La luce, che illumina l’oggetto microscopico, deve essere o la luce del sole, o la luce elettrica, concentrata sull’oggetto col mezzo di un riflettore, e di un condensatore. Colla luce diffusa non si farebbe che perdere tempo, e fatica. La luce del sole produce sempre un grande riscaldamento dell’oggetto, e ciò è una non infrequente causa di insuccesso, perciò quando è possibile è meglio far uso della luce elettrica, o di altra luce artificiale. Le difficoltà crescono, quanto più potente è la lente oggettiva che si adopera, perchè con essa l’immagine è meno perfetta. Non si deve usare una apertura angolare più grande di quella, che permette di osservare i dettagli nella struttura dell’oggetto, poichè quanto più piccola è l’apertura, tanto più nitida è l’immagine.
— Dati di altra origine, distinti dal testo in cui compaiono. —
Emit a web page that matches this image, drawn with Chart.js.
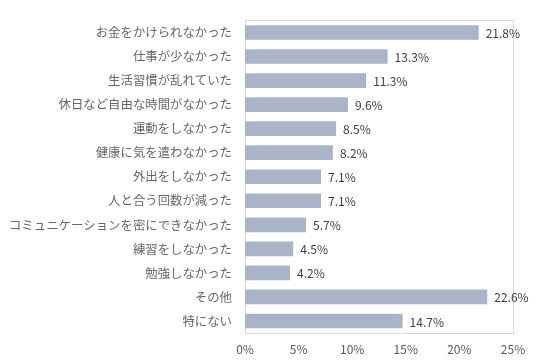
<!DOCTYPE html>
<html>
<head>
<meta charset="utf-8">
<script src="https://cdn.jsdelivr.net/npm/chart.js@4"></script>
<style>
  html, body { margin: 0; padding: 0; background: #fff; }
  #wrap { width: 536px; height: 363px; }
</style>
</head>
<body>
<div id="wrap"><canvas id="chart"></canvas></div>
<script>
// Categories and values (%)
const categories = [
    'お金をかけられなかった',
    '仕事が少なかった',
    '生活習慣が乱れていた',
    '休日など自由な時間がなかった',
    '運動をしなかった',
    '健康に気を遣わなかった',
    '外出をしなかった',
    '人と合う回数が減った',
    'コミュニケーションを密にできなかった',
    '練習をしなかった',
    '勉強しなかった',
    'その他',
    '特にない'
];
const values = [21.8, 13.3, 11.3, 9.6, 8.5, 8.2, 7.1, 7.1, 5.7, 4.5, 4.2, 22.6, 14.7];
const xTicks = [0, 5, 10, 15, 20, 25];

const FONT = '"Noto Sans CJK JP", "Noto Sans", sans-serif';

// Frame around the plot area
const frame = {
    id: 'frame',
    beforeDatasetsDraw(chart) {
        const a = chart.chartArea;
        const ctx = chart.ctx;
        ctx.save();
        ctx.strokeStyle = '#d9d9d9';
        ctx.lineWidth = 1;
        ctx.strokeRect(Math.round(a.left) + 0.5, Math.round(a.top) + 0.5,
            Math.round(a.right - a.left), Math.round(a.bottom - a.top));
        ctx.restore();
    }
};

// Value labels at bar ends
const valueLabels = {
    id: 'valueLabels',
    afterDatasetsDraw(chart) {
        const ctx = chart.ctx;
        const meta = chart.getDatasetMeta(0);
        ctx.save();
        ctx.font = '12px ' + FONT;
        ctx.fillStyle = '#404040';
        ctx.textAlign = 'left';
        ctx.textBaseline = 'middle';
        meta.data.forEach((bar, i) => {
            ctx.fillText(values[i].toFixed(1) + '%', bar.x + 7, bar.y + 1);
        });
        ctx.restore();
    }
};

new Chart(document.getElementById('chart'), {
    type: 'bar',
    data: {
        labels: categories,
        datasets: [{
            data: values,
            backgroundColor: '#a9b4c8',
            barPercentage: 0.61,
            categoryPercentage: 1
        }]
    },
    options: {
        indexAxis: 'y',
        responsive: true,
        maintainAspectRatio: false,
        animation: false,
        layout: { padding: { top: 13, right: 23, left: 0, bottom: 0 } },
        plugins: {
            legend: { display: false },
            tooltip: { enabled: false }
        },
        scales: {
            x: {
                min: 0,
                max: 25,
                afterBuildTicks: scale => {
                    scale.ticks = xTicks.map(v => ({ value: v }));
                },
                afterFit: scale => { scale.height = 30; },
                grid: { display: false, drawTicks: false },
                border: { display: false },
                ticks: {
                    padding: 9,
                    color: '#595959',
                    font: { family: FONT, size: 12 },
                    callback: v => v + '%'
                }
            },
            y: {
                afterFit: scale => { scale.width = 245; },
                grid: { display: false, drawTicks: false },
                border: { display: false },
                ticks: {
                    padding: 13,
                    color: '#666666',
                    font: { family: FONT, size: 12.4 }
                }
            }
        }
    },
    plugins: [frame, valueLabels]
});
</script>
</body>
</html>
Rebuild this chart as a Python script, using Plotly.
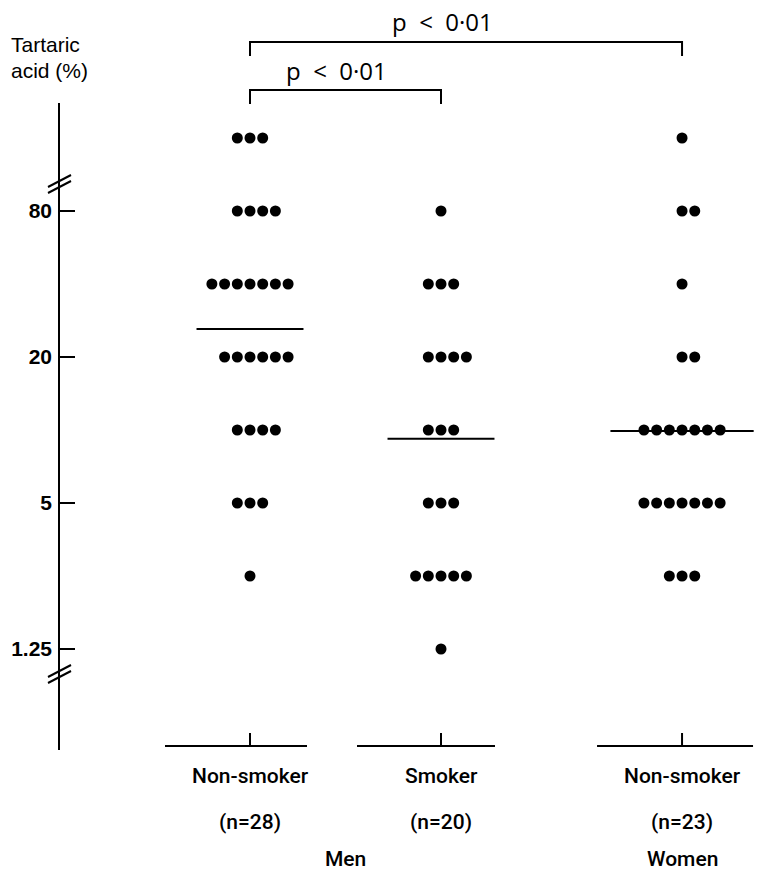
import plotly.graph_objects as go

# ---- data ----
groups = ["Non-smoker (Men)", "Smoker (Men)", "Non-smoker (Women)"]
group_pos = [0.0, 1.0, 2.262]
levels = [160, 80, 40, 20, 10, 5, 2.5, 1.25]
counts_men_nonsmoker = [3, 4, 7, 6, 4, 3, 1, 0]
counts_men_smoker = [0, 1, 3, 4, 3, 3, 5, 1]
counts_women_nonsmoker = [1, 2, 1, 2, 7, 7, 3, 0]
medians = [26.1, 9.2, 9.9]
median_halfwidth = [0.28, 0.28, 0.375]
tick_vals = [80, 20, 5, 1.25]
tick_text = ["80", "20", "5", "1.25"]
group_labels = ["Non-smoker", "Smoker", "Non-smoker"]
n_labels = ["(n=28)", "(n=20)", "(n=23)"]

W, H = 765, 872
L = 59
PW = W - L
SP = 0.0665  # dot spacing in x units

def px(p):   # pixel x -> paper
    return (p - L) / PW

def py(p):   # pixel y -> paper
    return 1 - p / H

fig = go.Figure()

all_counts = [counts_men_nonsmoker, counts_men_smoker, counts_women_nonsmoker]
for gi, counts in enumerate(all_counts):
    xs, ys = [], []
    for lev, k in zip(levels, counts):
        start = -((k - 1) // 2)
        for i in range(k):
            xs.append(group_pos[gi] + (start + i) * SP)
            ys.append(lev)
    fig.add_trace(go.Scatter(x=xs, y=ys, mode="markers", name=groups[gi],
                             marker=dict(color="black", size=11, line=dict(width=0)),
                             showlegend=False, cliponaxis=False))

# median lines
for gi in range(3):
    fig.add_trace(go.Scatter(
        x=[group_pos[gi] - median_halfwidth[gi], group_pos[gi] + median_halfwidth[gi]],
        y=[medians[gi], medians[gi]], mode="lines",
        line=dict(color="black", width=2), showlegend=False, hoverinfo="skip"))

shapes = []
# y axis line
shapes.append(dict(type="line", xref="paper", yref="paper", x0=0, x1=0,
                   y0=py(103), y1=py(750), line=dict(color="black", width=2)))
# break marks
for (yc) in [184, 674]:
    for d in [-3, 3]:
        shapes.append(dict(type="line", xref="paper", yref="paper",
                           x0=px(48), x1=px(71), y0=py(yc + d + 6), y1=py(yc + d - 6),
                           line=dict(color="black", width=2)))
# bottom group segments with ticks
seg = [(-85, 57), (-84, 54), (-85, 71)]
for gi in range(3):
    xc = group_pos[gi]
    shapes.append(dict(type="line", xref="x", yref="paper",
                       x0=xc + seg[gi][0] / 191, x1=xc + seg[gi][1] / 191,
                       y0=py(746), y1=py(746), line=dict(color="black", width=2)))
    shapes.append(dict(type="line", xref="x", yref="paper", x0=xc, x1=xc,
                       y0=py(746), y1=py(733), line=dict(color="black", width=2)))
# significance brackets
for (a, b, yb, yd) in [(0, 2, 42, 56), (0, 1, 90, 104)]:
    xa, xb = group_pos[a], group_pos[b]
    shapes.append(dict(type="path", xref="x", yref="paper",
                       path=f"M {xa},{py(yd)} L {xa},{py(yb)} L {xb},{py(yb)} L {xb},{py(yd)}",
                       line=dict(color="black", width=2)))

ann = []
font_lab = dict(family="Roboto", size=21, color="black", weight=500)
for gi in range(3):
    ann.append(dict(x=group_pos[gi], y=py(776), xref="x", yref="paper", text=group_labels[gi],
                    showarrow=False, font=font_lab, xanchor="center", yanchor="middle"))
    ann.append(dict(x=group_pos[gi], y=py(822), xref="x", yref="paper", text=n_labels[gi],
                    showarrow=False, font=font_lab, xanchor="center", yanchor="middle"))
ann.append(dict(x=(345 - 250) / 191, y=py(859), xref="x", yref="paper", text="Men",
                showarrow=False, font=font_lab, xanchor="center", yanchor="middle"))
ann.append(dict(x=group_pos[2], y=py(859), xref="x", yref="paper", text="Women",
                showarrow=False, font=font_lab, xanchor="center", yanchor="middle"))
font_t = dict(family="Liberation Sans", size=21, color="black")
ann.append(dict(x=px(9), y=py(44), xref="paper", yref="paper", text="Tartaric",
                showarrow=False, font=font_t, xanchor="left", yanchor="middle"))
ann.append(dict(x=px(9), y=py(71), xref="paper", yref="paper", text="acid (%)",
                showarrow=False, font=font_t, xanchor="left", yanchor="middle"))
font_p = dict(family="Open Sans", size=24, color="black")
ptxt = "p&nbsp;&nbsp;&lt;&nbsp;&nbsp;0·01"
ann.append(dict(x=(442 - 250) / 191, y=py(21), xref="x", yref="paper", text=ptxt,
                showarrow=False, font=font_p, xanchor="center", yanchor="middle"))
ann.append(dict(x=(336 - 250) / 191, y=py(71), xref="x", yref="paper", text=ptxt,
                showarrow=False, font=font_p, xanchor="center", yanchor="middle"))

fig.update_layout(
    width=W, height=H, margin=dict(l=L, r=0, t=0, b=0),
    plot_bgcolor="white", paper_bgcolor="white",
    shapes=shapes, annotations=ann,
    xaxis=dict(range=[(L - 250) / 191, (W - 250) / 191], visible=False, fixedrange=True),
    yaxis=dict(type="log", range=[-0.82268, 2.77319], showgrid=False, zeroline=False,
               showline=False, tickvals=tick_vals, ticktext=tick_text,
               ticks="inside", ticklen=16, tickwidth=2, tickcolor="black",
               ticklabelstandoff=6,
               tickfont=dict(family="Liberation Sans", size=21, color="black", weight="bold")),
)

fig.write_html("out.html", config={"displayModeBar": False},
               post_script="document.body.style.margin='0';")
Tra quelli che si sono maggiormente occupati della fotografia di oggetti microscopici noi dobbiamo citare Shadbolt e Bertsch. Quest’ultimo ottenne prove di oggetti translucidi con un ingrandimento di 1000 diametri, ossia con un ingrandimento superficiale di un milione di volte maggiore del vero, ed ottenne prove di oggetti opachi con un ingrandimento di 150 diametri.